Gloomy Weather and Happy Music
Living, as we do, on a ridgetop, wind is our almost-constant companion. The sound of the wind whispering through our pines, or sighing through our window screens, is usually quite comforting. Then there are days like today, when we make tentative plans to seek shelter in our basement should really severe weather fall upon us. Julie and I were both working at home today, and we decided that the kids (both at school) would be safer in that well-built brick structure than here in our "house of sticks." So we waited, eyes on the sky, and listened to the howling wind and approaching thunder.
This time the actual weather did not live up to the threat it posed. We got a lot of heavy rain, impressive wind gusts, and thunder and lightning, but no hail, and no funnel clouds.
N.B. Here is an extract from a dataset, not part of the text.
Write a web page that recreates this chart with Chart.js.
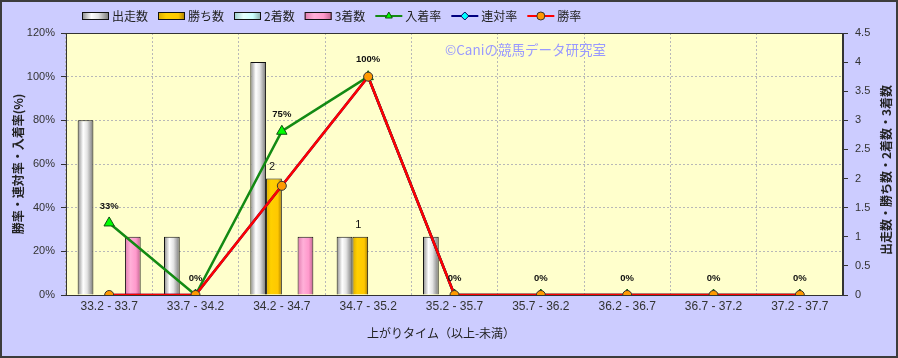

As a youngster in Pella, Iowa, I remember my folks driving us over to our friends' house, the Butlers, to shelter from a tornado (or cyclone as they were sometimes called) because our ranch house did not have a basement! We sat crouched in the Butlers' basement boiler room, listening and wondering when the roof would blow off. From their son, Chuck's, bedroom the stereo played The Beatles' Abbey Road album. Chuck told us about Paul McCartney's rumored death, and all the symbols associated with it. It was a scary night for little Billy Thompson.
The storm today split and went around us in two pieces. The rain had the creeks and runs up a bit, but not enough to go over the road in the most floody spots.
After the worst of the storm had passed, Julie and I went in to the kids' school to play music for Liam's class. We had a few songs picked out that we thought kindergarteners would like--mostly Def Lepard and Metallica (kidding). But Liam kept insisting that we play the song we wrote for him when he was a baby. We knew better. But Liam kept insisting until Mr. Stillings, the music teacher, finally asked if we'd play it.
Here's the conversation that followed...
Julie: "Well, Mr. Stillings, Liam loves that song because we sang it a lot for him when he was a baby. It's about him wearing diapers."
Me: "And putting those diapers through some pretty rigorous testing!"
Mr. Stillings: "Oh! So this song probably never made it to Number 1 on the charts?"
Us: "It was Number 2 with a bullet!"
The songs we actually played were:
One After 909 by The Beatles (because Liam loves trains)
Winter's Come and Gone by Gillian Welch
The Butterfly a traditional Irish song
Your Sweet and Shiny Eyes as sung by Bonnie Raitt
The kids seemed to like it. Here's hoping we sparked an interest in a few future musicians.
Tonight at home, the wind is still howling and the temperature has dropped 30 degrees from this morning. Somewhere in the multiflora rose tangles along our meadow's edge, a brown thrasher is cursing his luck.